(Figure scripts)
=-=-=

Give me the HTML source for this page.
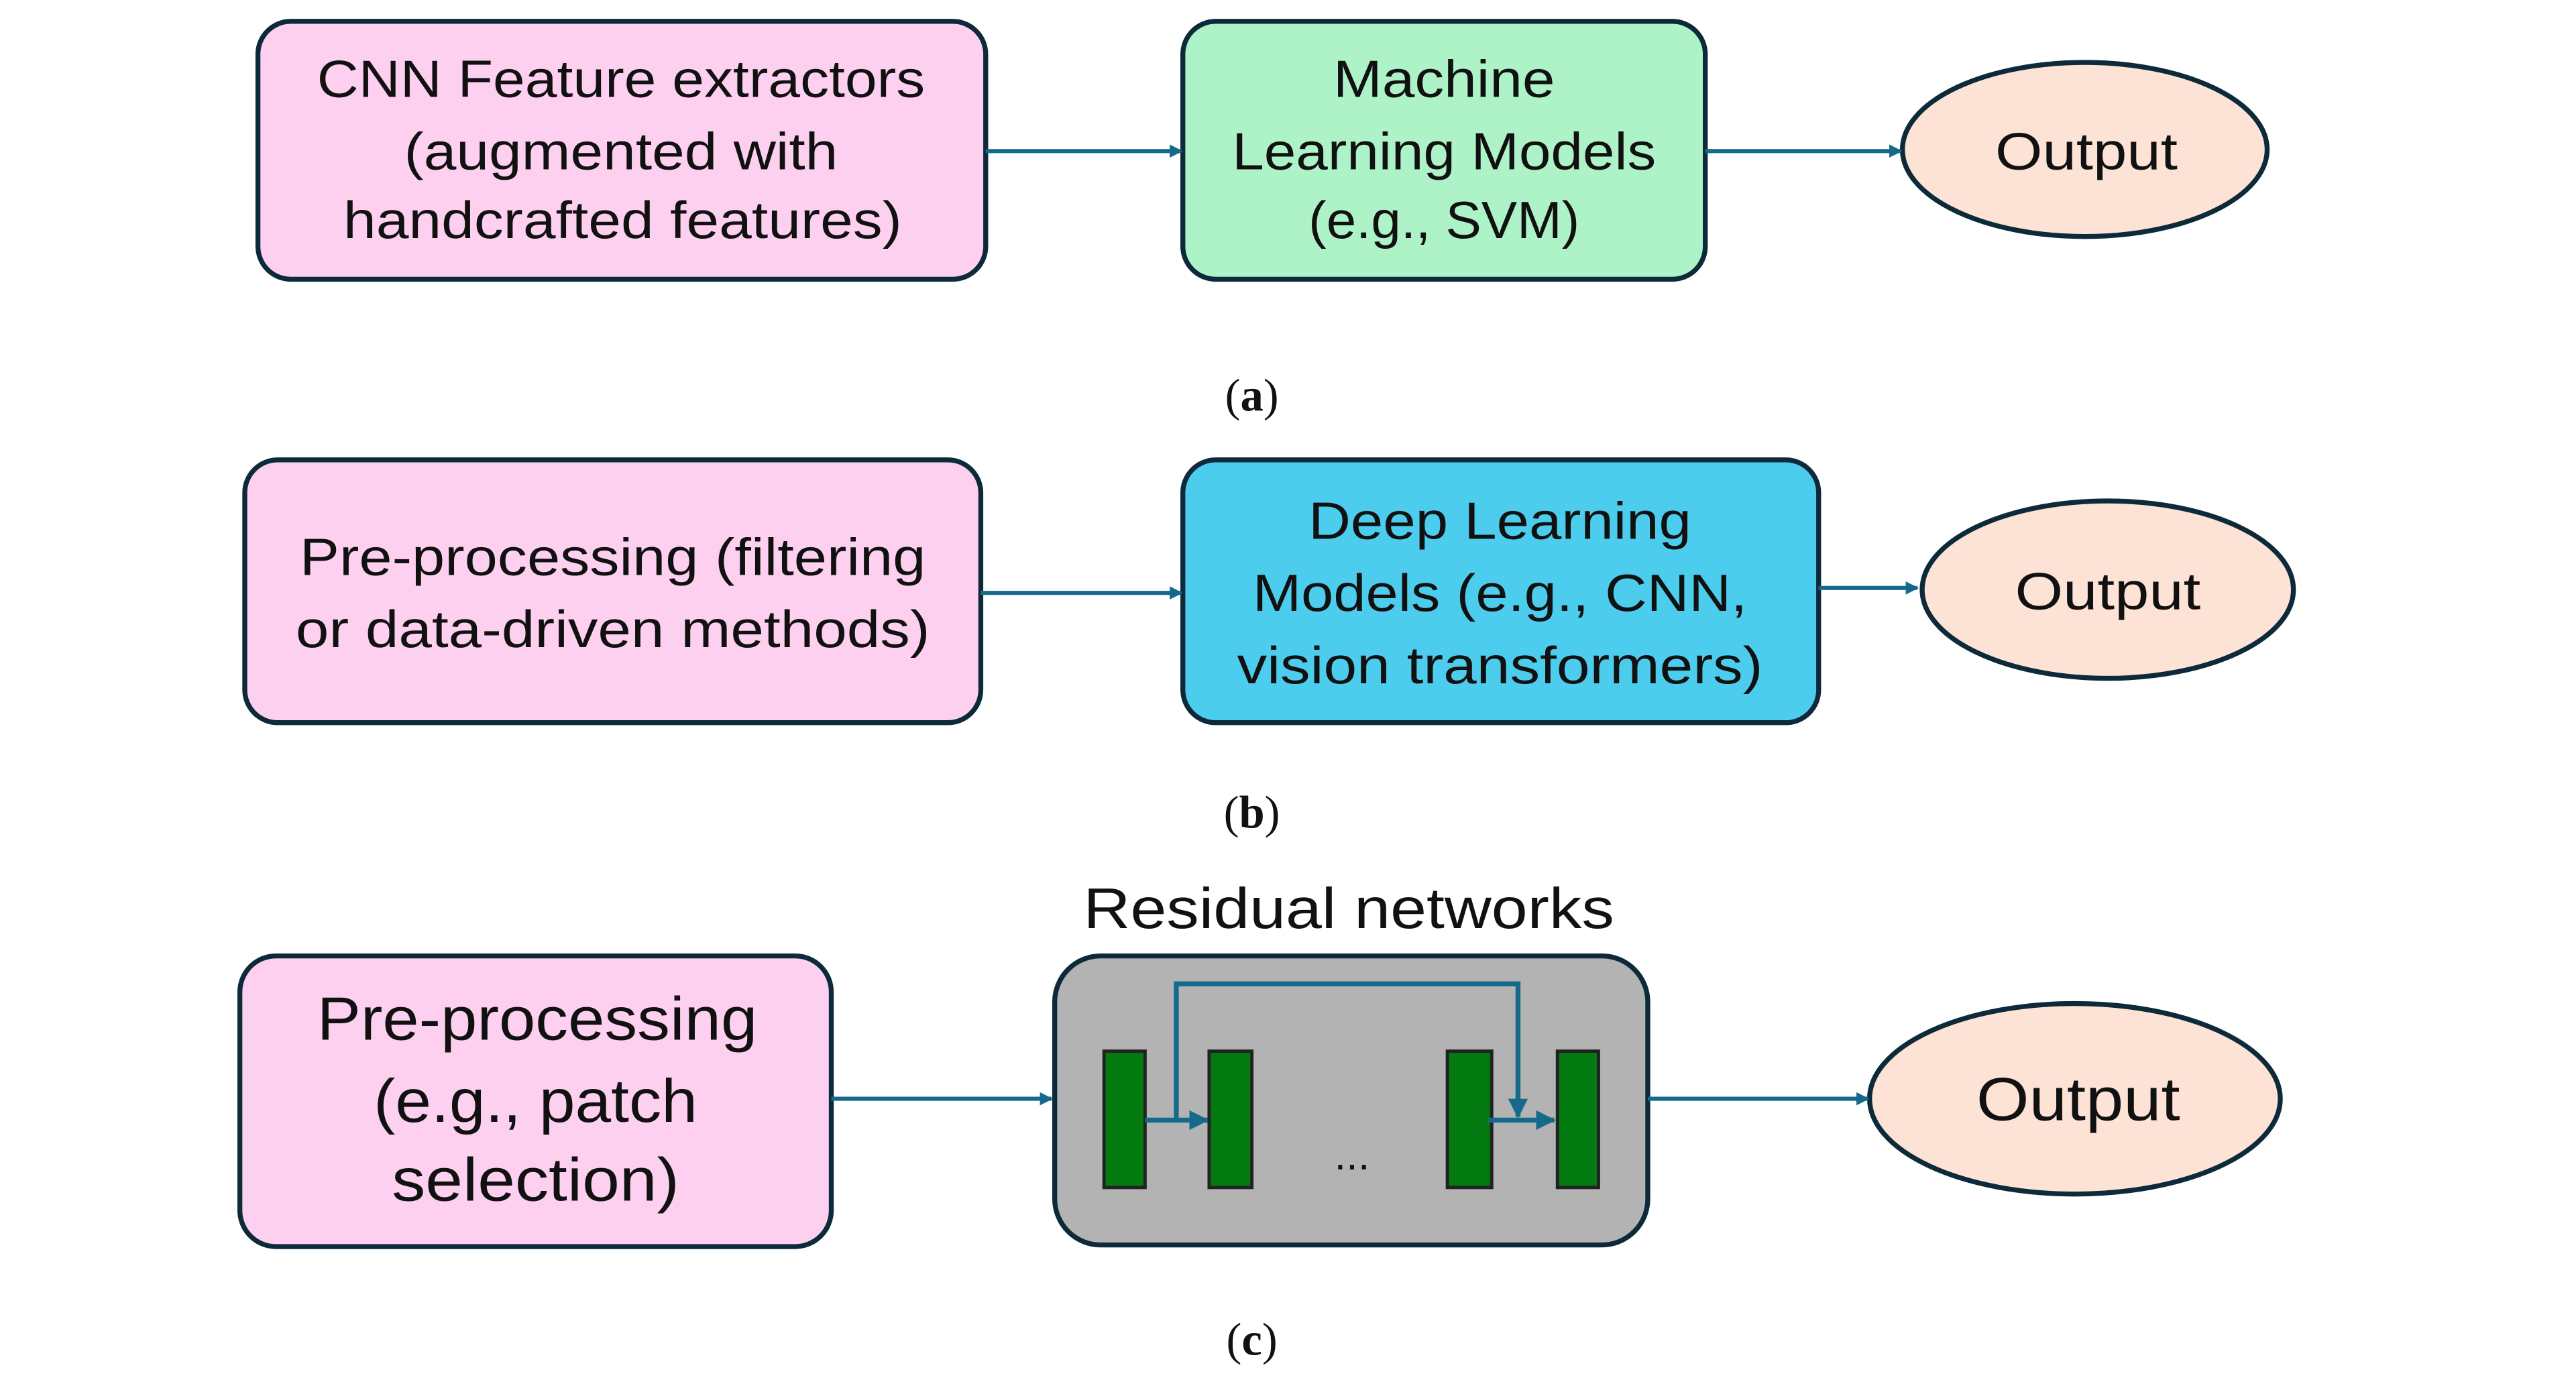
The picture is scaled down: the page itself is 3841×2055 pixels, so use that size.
<!DOCTYPE html>
<html><head><meta charset="utf-8"><style>
html,body{margin:0;padding:0;background:#fff}
svg{display:block}
.t{font-family:"Liberation Sans",sans-serif;fill:#111;text-anchor:middle}
.c{font-family:"Liberation Serif",serif;fill:#111;text-anchor:middle;font-size:28px}
</style></head><body>
<svg width="3841" height="2055" viewBox="0 0 1568 839" preserveAspectRatio="none" xmlns="http://www.w3.org/2000/svg">
<defs>
<marker id="a" markerWidth="8" markerHeight="8" refX="7" refY="4" orient="auto" markerUnits="userSpaceOnUse"><path d="M0,0 L8,4 L0,8 Z" fill="#156a8c"/></marker>
<marker id="b" markerWidth="12" markerHeight="12" refX="11" refY="6" orient="auto" markerUnits="userSpaceOnUse"><path d="M0,0 L12,6 L0,12 Z" fill="#156a8c"/></marker>
</defs>
<g stroke="#0d2a3a" stroke-width="3">
<rect x="157" y="13" width="443" height="157" rx="20" fill="#fdd0f0"/>
<rect x="720" y="13" width="318" height="157" rx="20" fill="#aef2c8"/>
<ellipse cx="1269" cy="91" rx="111" ry="53" fill="#fde3d5"/>
<rect x="149" y="280" width="448" height="160" rx="20" fill="#fdd0f0"/>
<rect x="720" y="280" width="387" height="160" rx="20" fill="#4dcdee"/>
<ellipse cx="1283" cy="359" rx="113" ry="54" fill="#fde3d5"/>
<rect x="146" y="582" width="360" height="177" rx="22" fill="#fdd0f0"/>
<rect x="642" y="582" width="361" height="176" rx="28" fill="#b3b3b3"/>
<ellipse cx="1263" cy="669" rx="125" ry="58" fill="#fde3d5"/>
</g>
<g stroke="#156a8c" stroke-width="2.5" fill="none">
<line x1="600" y1="92" x2="719" y2="92" marker-end="url(#a)"/>
<line x1="1038" y1="92" x2="1157" y2="92" marker-end="url(#a)"/>
<line x1="597" y1="361" x2="719" y2="361" marker-end="url(#a)"/>
<line x1="1107" y1="358" x2="1167" y2="358" marker-end="url(#a)"/>
<line x1="506" y1="669" x2="640" y2="669" marker-end="url(#a)"/>
<line x1="1003" y1="669" x2="1137" y2="669" marker-end="url(#a)"/>
</g>
<g fill="#037a10" stroke="#222" stroke-width="2">
<rect x="672" y="640" width="25" height="83"/>
<rect x="736" y="640" width="26" height="83"/>
<rect x="881" y="640" width="27" height="83"/>
<rect x="948" y="640" width="25" height="83"/>
</g>
<g stroke="#156a8c" stroke-width="3" fill="none">
<polyline points="716,682 716,599 924,599 924,680" marker-end="url(#b)"/>
<line x1="697" y1="682" x2="735" y2="682" marker-end="url(#b)"/>
<line x1="905" y1="682" x2="946" y2="682" marker-end="url(#b)"/>
</g>
<text class="t" x="823" y="712" font-size="26">...</text>
<g class="t" font-size="32">
<text x="378" y="59" textLength="370" lengthAdjust="spacingAndGlyphs">CNN Feature extractors</text>
<text x="378" y="103" textLength="264" lengthAdjust="spacingAndGlyphs">(augmented with</text>
<text x="379" y="145" textLength="340" lengthAdjust="spacingAndGlyphs">handcrafted features)</text>
<text x="879" y="59" textLength="135" lengthAdjust="spacingAndGlyphs">Machine</text>
<text x="879" y="103" textLength="258" lengthAdjust="spacingAndGlyphs">Learning Models</text>
<text x="879" y="145" textLength="165" lengthAdjust="spacingAndGlyphs">(e.g., SVM)</text>
<text x="1270" y="103" textLength="111" lengthAdjust="spacingAndGlyphs">Output</text>
<text x="373" y="350" textLength="381" lengthAdjust="spacingAndGlyphs">Pre-processing (filtering</text>
<text x="373" y="394" textLength="386" lengthAdjust="spacingAndGlyphs">or data-driven methods)</text>
<text x="913" y="328" textLength="233" lengthAdjust="spacingAndGlyphs">Deep Learning</text>
<text x="913" y="372" textLength="301" lengthAdjust="spacingAndGlyphs">Models (e.g., CNN,</text>
<text x="913" y="416" textLength="320" lengthAdjust="spacingAndGlyphs">vision transformers)</text>
<text x="1283" y="371" textLength="113" lengthAdjust="spacingAndGlyphs">Output</text>
</g>
<g class="t" font-size="37">
<text x="327" y="633" textLength="268" lengthAdjust="spacingAndGlyphs">Pre-processing</text>
<text x="326" y="683" textLength="197" lengthAdjust="spacingAndGlyphs">(e.g., patch</text>
<text x="326" y="731" textLength="175" lengthAdjust="spacingAndGlyphs">selection)</text>
<text x="1265" y="682" textLength="124" lengthAdjust="spacingAndGlyphs">Output</text>
<text x="821" y="565" font-size="35" textLength="323" lengthAdjust="spacingAndGlyphs">Residual networks</text>
</g>
<text class="c" x="762" y="250">(<tspan font-weight="bold">a</tspan>)</text>
<text class="c" x="762" y="504">(<tspan font-weight="bold">b</tspan>)</text>
<text class="c" x="762" y="825">(<tspan font-weight="bold">c</tspan>)</text>
</svg>
</body></html>
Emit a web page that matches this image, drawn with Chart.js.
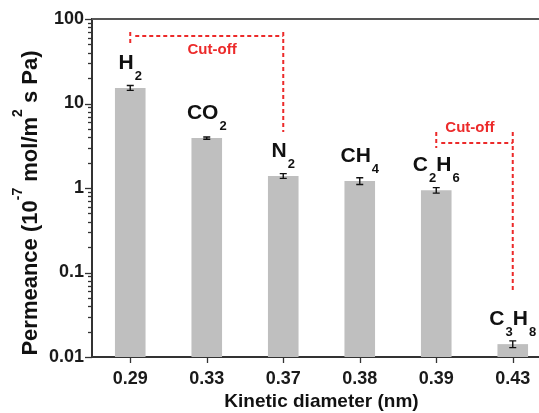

=-=-=

### WHAT YOU WILL DO
Look through the records and gather every line containing "that".

### FINAL ANSWER
The picture is scaled down: the page itself is 3841×2055 pixels, so use that size.
Emit a web page that matches this image, drawn with Chart.js.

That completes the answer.